In Bash you can do it by enabling the extglob option, like this (replace ls with cp and add the target directory, of course)
~/foobar> shopt extglob
extglob off
~/foobar> ls
abar afoo bbar bfoo
~/foobar> ls !(b*)
-bash: !: event not found
~/foobar> shopt -s extglob # Enables extglob
~/foobar> ls !(b*)
abar afoo
~/foobar> ls !(a*)
bbar bfoo
~/foobar> ls !(*foo)
abar bbar
You can later disable extglob with
shopt -u extglob
The extglob shell option gives you more powerful pattern matching in the command line.
You turn it on with shopt -s extglob, and turn it off with shopt -u extglob.

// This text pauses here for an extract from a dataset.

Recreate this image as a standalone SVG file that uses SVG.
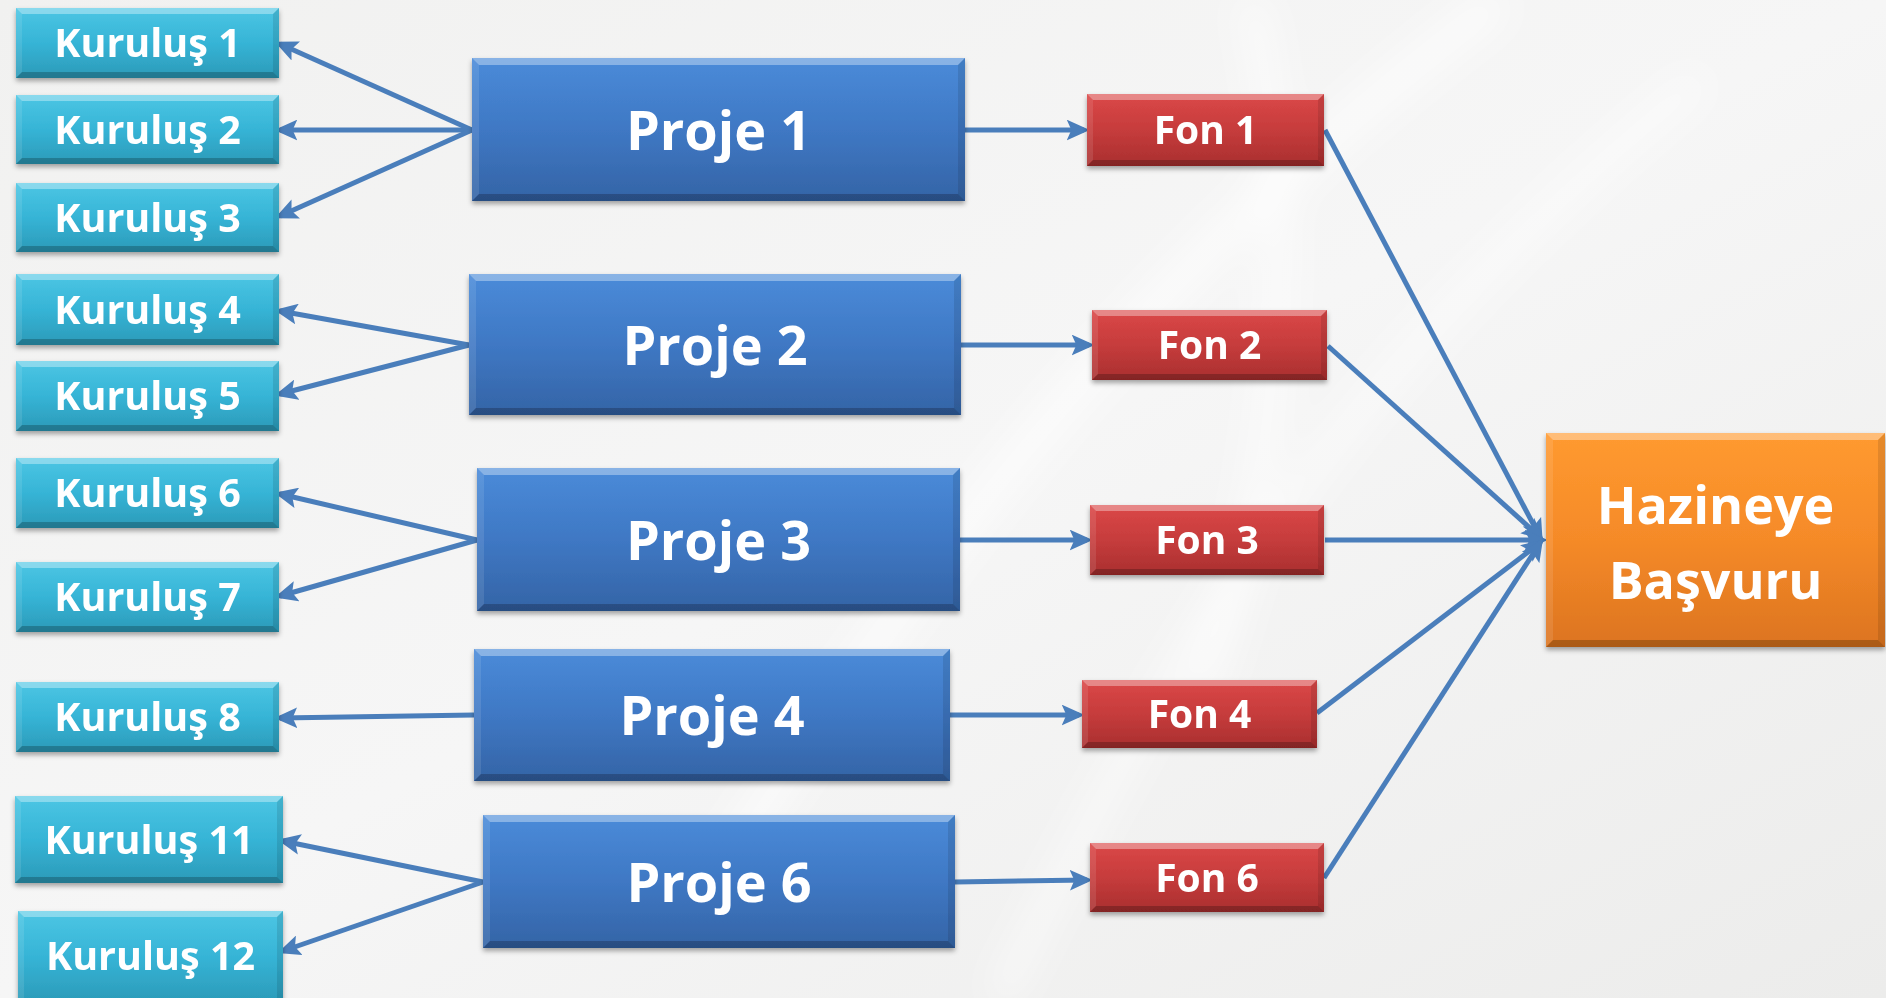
<svg xmlns="http://www.w3.org/2000/svg" width="1886" height="998" viewBox="0 0 1886 998">
<style>
text{font-family:"Open Sans","Liberation Sans",Arial,sans-serif;font-weight:bold;fill:#fff;text-anchor:middle}
.tk{font-size:39.5px}.tp{font-size:54px}.tf{font-size:39px}.th{font-size:52px}
.k{fill:url(#gk)}.p{fill:url(#gp)}.f{fill:url(#gf)}.h{fill:url(#gh)}
.hl{fill:#fff;fill-opacity:.35}.sl{fill:#fff;fill-opacity:.1}.sd{fill:#000;fill-opacity:.1}.bd{fill:#000;fill-opacity:.22}
.c{stroke:#4a7ebb;stroke-width:5;fill:none;marker-end:url(#ah)}
.node{filter:url(#sh)}
</style>
<defs>
<linearGradient id="bg" x1="0" y1="0" x2="1" y2="1"><stop offset="0" stop-color="#f1f1f0"/><stop offset=".5" stop-color="#f6f6f6"/><stop offset="1" stop-color="#ececeb"/></linearGradient>
<linearGradient id="gk" x1="0" y1="0" x2="0" y2="1"><stop offset="0" stop-color="#4cc6e4"/><stop offset=".5" stop-color="#36b4d6"/><stop offset="1" stop-color="#2b9ab8"/></linearGradient>
<linearGradient id="gp" x1="0" y1="0" x2="0" y2="1"><stop offset="0" stop-color="#4a8bd9"/><stop offset=".5" stop-color="#3f78c4"/><stop offset="1" stop-color="#3464a6"/></linearGradient>
<linearGradient id="gf" x1="0" y1="0" x2="0" y2="1"><stop offset="0" stop-color="#db4848"/><stop offset=".5" stop-color="#c63c3c"/><stop offset="1" stop-color="#a92f2f"/></linearGradient>
<linearGradient id="gh" x1="0" y1="0" x2="0" y2="1"><stop offset="0" stop-color="#ff9a30"/><stop offset=".5" stop-color="#f58a28"/><stop offset="1" stop-color="#dc7420"/></linearGradient>
<filter id="sh" x="-5%" y="-10%" width="110%" height="125%"><feDropShadow dx="0" dy="3" stdDeviation="2.5" flood-color="#000" flood-opacity=".35"/></filter>
<filter id="bl"><feGaussianBlur stdDeviation="18"/></filter>
<marker id="ah" markerUnits="userSpaceOnUse" markerWidth="23" markerHeight="21" viewBox="0 0 20 18" refX="15" refY="9" orient="auto"><path d="M0,0 L20,9 L0,18 L4,9 z" fill="#4a7ebb"/></marker>
</defs>
<rect width="1886" height="998" fill="url(#bg)"/>
<g filter="url(#bl)" stroke="#fff" fill="none" stroke-opacity=".7">
<path d="M700,900 C900,600 1100,300 1500,0" stroke-width="30"/>
<path d="M1000,998 C1150,700 1300,400 1700,80" stroke-width="20"/>
<path d="M1250,0 C1300,200 1280,500 1200,700" stroke-width="25"/>
</g>
<g id="connectors">
<line class="c" x1="472" y1="130" x2="280" y2="44"/>
<line class="c" x1="472" y1="130" x2="280" y2="130"/>
<line class="c" x1="472" y1="130" x2="280" y2="216"/>
<line class="c" x1="469" y1="345" x2="280" y2="311"/>
<line class="c" x1="469" y1="345" x2="280" y2="394"/>
<line class="c" x1="477" y1="540" x2="280" y2="494"/>
<line class="c" x1="477" y1="540" x2="280" y2="596"/>
<line class="c" x1="474" y1="715" x2="280" y2="718"/>
<line class="c" x1="483" y1="882" x2="283" y2="841"/>
<line class="c" x1="483" y1="882" x2="283" y2="951"/>
<line class="c" x1="965" y1="130" x2="1084" y2="130"/>
<line class="c" x1="961" y1="345" x2="1089" y2="345"/>
<line class="c" x1="960" y1="540" x2="1087" y2="540"/>
<line class="c" x1="950" y1="715" x2="1079" y2="715"/>
<line class="c" x1="955" y1="882" x2="1087" y2="880"/>
<line class="c" x1="1325" y1="130" x2="1540" y2="537"/>
<line class="c" x1="1328" y1="346" x2="1540" y2="537"/>
<line class="c" x1="1325" y1="540" x2="1542" y2="540"/>
<line class="c" x1="1317" y1="713" x2="1540" y2="543"/>
<line class="c" x1="1324" y1="878" x2="1540" y2="543"/>
</g>
<g id="kurulus1" class="node"><rect class="k" x="16" y="8" width="263" height="70"/><path class="hl" d="M16,8h263l-6,6h-251z"/><path class="sl" d="M16,8l6,6v58l-6,6z"/><path class="sd" d="M279,8v70l-6,-6v-58z"/><path class="bd" d="M16,78h263l-6,-6h-251z"/><text class="tk" x="147.5" y="57">Kuruluş 1</text></g>
<g id="kurulus2" class="node"><rect class="k" x="16" y="95" width="263" height="69"/><path class="hl" d="M16,95h263l-6,6h-251z"/><path class="sl" d="M16,95l6,6v57l-6,6z"/><path class="sd" d="M279,95v69l-6,-6v-57z"/><path class="bd" d="M16,164h263l-6,-6h-251z"/><text class="tk" x="147.5" y="143.5">Kuruluş 2</text></g>
<g id="kurulus3" class="node"><rect class="k" x="16" y="183" width="263" height="69"/><path class="hl" d="M16,183h263l-6,6h-251z"/><path class="sl" d="M16,183l6,6v57l-6,6z"/><path class="sd" d="M279,183v69l-6,-6v-57z"/><path class="bd" d="M16,252h263l-6,-6h-251z"/><text class="tk" x="147.5" y="231.5">Kuruluş 3</text></g>
<g id="kurulus4" class="node"><rect class="k" x="16" y="274" width="263" height="71"/><path class="hl" d="M16,274h263l-6,6h-251z"/><path class="sl" d="M16,274l6,6v59l-6,6z"/><path class="sd" d="M279,274v71l-6,-6v-59z"/><path class="bd" d="M16,345h263l-6,-6h-251z"/><text class="tk" x="147.5" y="323.5">Kuruluş 4</text></g>
<g id="kurulus5" class="node"><rect class="k" x="16" y="361" width="263" height="70"/><path class="hl" d="M16,361h263l-6,6h-251z"/><path class="sl" d="M16,361l6,6v58l-6,6z"/><path class="sd" d="M279,361v70l-6,-6v-58z"/><path class="bd" d="M16,431h263l-6,-6h-251z"/><text class="tk" x="147.5" y="410">Kuruluş 5</text></g>
<g id="kurulus6" class="node"><rect class="k" x="16" y="458" width="263" height="70"/><path class="hl" d="M16,458h263l-6,6h-251z"/><path class="sl" d="M16,458l6,6v58l-6,6z"/><path class="sd" d="M279,458v70l-6,-6v-58z"/><path class="bd" d="M16,528h263l-6,-6h-251z"/><text class="tk" x="147.5" y="507">Kuruluş 6</text></g>
<g id="kurulus7" class="node"><rect class="k" x="16" y="562" width="263" height="70"/><path class="hl" d="M16,562h263l-6,6h-251z"/><path class="sl" d="M16,562l6,6v58l-6,6z"/><path class="sd" d="M279,562v70l-6,-6v-58z"/><path class="bd" d="M16,632h263l-6,-6h-251z"/><text class="tk" x="147.5" y="611">Kuruluş 7</text></g>
<g id="kurulus8" class="node"><rect class="k" x="16" y="682" width="263" height="70"/><path class="hl" d="M16,682h263l-6,6h-251z"/><path class="sl" d="M16,682l6,6v58l-6,6z"/><path class="sd" d="M279,682v70l-6,-6v-58z"/><path class="bd" d="M16,752h263l-6,-6h-251z"/><text class="tk" x="147.5" y="731">Kuruluş 8</text></g>
<g id="kurulus11" class="node"><rect class="k" x="15" y="796" width="268" height="87"/><path class="hl" d="M15,796h268l-6,6h-256z"/><path class="sl" d="M15,796l6,6v75l-6,6z"/><path class="sd" d="M283,796v87l-6,-6v-75z"/><path class="bd" d="M15,883h268l-6,-6h-256z"/><text class="tk" x="149" y="853.5">Kuruluş 11</text></g>
<g id="kurulus12" class="node"><rect class="k" x="18" y="911" width="265" height="92"/><path class="hl" d="M18,911h265l-6,6h-253z"/><path class="sl" d="M18,911l6,6v86l-6,0z"/><path class="sd" d="M283,911v92h-6v-86z"/><text class="tk" x="150.5" y="970">Kuruluş 12</text></g>
<g id="proje1" class="node"><rect class="p" x="472" y="58" width="493" height="143"/><path class="hl" d="M472,58h493l-7,7h-479z"/><path class="sl" d="M472,58l7,7v129l-7,7z"/><path class="sd" d="M965,58v143l-7,-7v-129z"/><path class="bd" d="M472,201h493l-7,-7h-479z"/><text class="tp" x="718.5" y="150">Proje 1</text></g>
<g id="proje2" class="node"><rect class="p" x="469" y="274" width="492" height="141"/><path class="hl" d="M469,274h492l-7,7h-478z"/><path class="sl" d="M469,274l7,7v127l-7,7z"/><path class="sd" d="M961,274v141l-7,-7v-127z"/><path class="bd" d="M469,415h492l-7,-7h-478z"/><text class="tp" x="715" y="365">Proje 2</text></g>
<g id="proje3" class="node"><rect class="p" x="477" y="468" width="483" height="143"/><path class="hl" d="M477,468h483l-7,7h-469z"/><path class="sl" d="M477,468l7,7v129l-7,7z"/><path class="sd" d="M960,468v143l-7,-7v-129z"/><path class="bd" d="M477,611h483l-7,-7h-469z"/><text class="tp" x="718.5" y="560">Proje 3</text></g>
<g id="proje4" class="node"><rect class="p" x="474" y="649" width="476" height="132"/><path class="hl" d="M474,649h476l-7,7h-462z"/><path class="sl" d="M474,649l7,7v118l-7,7z"/><path class="sd" d="M950,649v132l-7,-7v-118z"/><path class="bd" d="M474,781h476l-7,-7h-462z"/><text class="tp" x="712" y="735">Proje 4</text></g>
<g id="proje6" class="node"><rect class="p" x="483" y="815" width="472" height="133"/><path class="hl" d="M483,815h472l-7,7h-458z"/><path class="sl" d="M483,815l7,7v119l-7,7z"/><path class="sd" d="M955,815v133l-7,-7v-119z"/><path class="bd" d="M483,948h472l-7,-7h-458z"/><text class="tp" x="719" y="902">Proje 6</text></g>
<g id="fon1" class="node"><rect class="f" x="1087" y="94" width="237" height="72"/><path class="hl" d="M1087,94h237l-6,6h-225z"/><path class="sl" d="M1087,94l6,6v60l-6,6z"/><path class="sd" d="M1324,94v72l-6,-6v-60z"/><path class="bd" d="M1087,166h237l-6,-6h-225z"/><text class="tf" x="1205.5" y="144">Fon 1</text></g>
<g id="fon2" class="node"><rect class="f" x="1092" y="310" width="235" height="70"/><path class="hl" d="M1092,310h235l-6,6h-223z"/><path class="sl" d="M1092,310l6,6v58l-6,6z"/><path class="sd" d="M1327,310v70l-6,-6v-58z"/><path class="bd" d="M1092,380h235l-6,-6h-223z"/><text class="tf" x="1209.5" y="359">Fon 2</text></g>
<g id="fon3" class="node"><rect class="f" x="1090" y="505" width="234" height="70"/><path class="hl" d="M1090,505h234l-6,6h-222z"/><path class="sl" d="M1090,505l6,6v58l-6,6z"/><path class="sd" d="M1324,505v70l-6,-6v-58z"/><path class="bd" d="M1090,575h234l-6,-6h-222z"/><text class="tf" x="1207" y="554">Fon 3</text></g>
<g id="fon4" class="node"><rect class="f" x="1082" y="680" width="235" height="68"/><path class="hl" d="M1082,680h235l-6,6h-223z"/><path class="sl" d="M1082,680l6,6v56l-6,6z"/><path class="sd" d="M1317,680v68l-6,-6v-56z"/><path class="bd" d="M1082,748h235l-6,-6h-223z"/><text class="tf" x="1199.5" y="728">Fon 4</text></g>
<g id="fon6" class="node"><rect class="f" x="1090" y="843" width="234" height="69"/><path class="hl" d="M1090,843h234l-6,6h-222z"/><path class="sl" d="M1090,843l6,6v57l-6,6z"/><path class="sd" d="M1324,843v69l-6,-6v-57z"/><path class="bd" d="M1090,912h234l-6,-6h-222z"/><text class="tf" x="1207" y="891.5">Fon 6</text></g>
<g id="hazine" class="node"><rect class="h" x="1546" y="433" width="339" height="214"/><path class="hl" d="M1546,433h339l-7,7h-325z"/><path class="sl" d="M1546,433l7,7v200l-7,7z"/><path class="sd" d="M1885,433v214l-7,-7v-200z"/><path class="bd" d="M1546,647h339l-7,-7h-325z"/><text class="th" x="1715.5" y="524">Hazineye</text><text class="th" x="1715.5" y="599">Başvuru</text></g>
</svg>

In your example, you would initially do:
$ shopt -s extglob
$ cp !(*Music*) /target_directory
The full available extended globbing operators are (excerpt from man bash):
If the extglob shell option is enabled using the shopt builtin, several extended
pattern matching operators are recognized.A pattern-list is a list of one or more patterns separated by a |. Composite patterns may be formed using one or more of the following sub-patterns:
?(pattern-list)
Matches zero or one occurrence of the given patterns
*(pattern-list)
Matches zero or more occurrences of the given patterns
+(pattern-list)
Matches one or more occurrences of the given patterns
#(pattern-list)
Matches one of the given patterns
!(pattern-list)
Matches anything except one of the given patterns
So, for example, if you wanted to list all the files in the current directory that are not .c or .h files, you would do:
$ ls -d !(*#(.c|.h))
Of course, normal shell globing works, so the last example could also be written as:
$ ls -d !(*.[ch])
Not in bash (that I know of), but:
cp `ls | grep -v Music` /target_directory
I know this is not exactly what you were looking for, but it will solve your example.
If you want to avoid the mem cost of using the exec command, I believe you can do better with xargs. I think the following is a more efficient alternative to
find foo -type f ! -name '*Music*' -exec cp {} bar \; # new proc for each exec
find . -maxdepth 1 -name '*Music*' -prune -o -print0 | xargs -0 -i cp {} dest/
A trick I haven't seen on here yet that doesn't use extglob, find, or grep is to treat two file lists as sets and "diff" them using comm:
comm -23 <(ls) <(ls *Music*)
comm is preferable over diff because it doesn't have extra cruft.
This returns all elements of set 1, ls, that are not also in set 2, ls *Music*. This requires both sets to be in sorted order to work properly. No problem for ls and glob expansion, but if you're using something like find, be sure to invoke sort.
comm -23 <(find . | sort) <(find . | grep -i '.jpg' | sort)
Potentially useful.
You can also use a pretty simple for loop:
for f in `find . -not -name "*Music*"`
do
cp $f /target/dir
done
In bash, an alternative to shopt -s extglob is the GLOBIGNORE variable. It's not really better, but I find it easier to remember.
An example that may be what the original poster wanted:
GLOBIGNORE="*techno*"; cp *Music* /only_good_music/
When done, unset GLOBIGNORE to be able to rm *techno* in the source directory.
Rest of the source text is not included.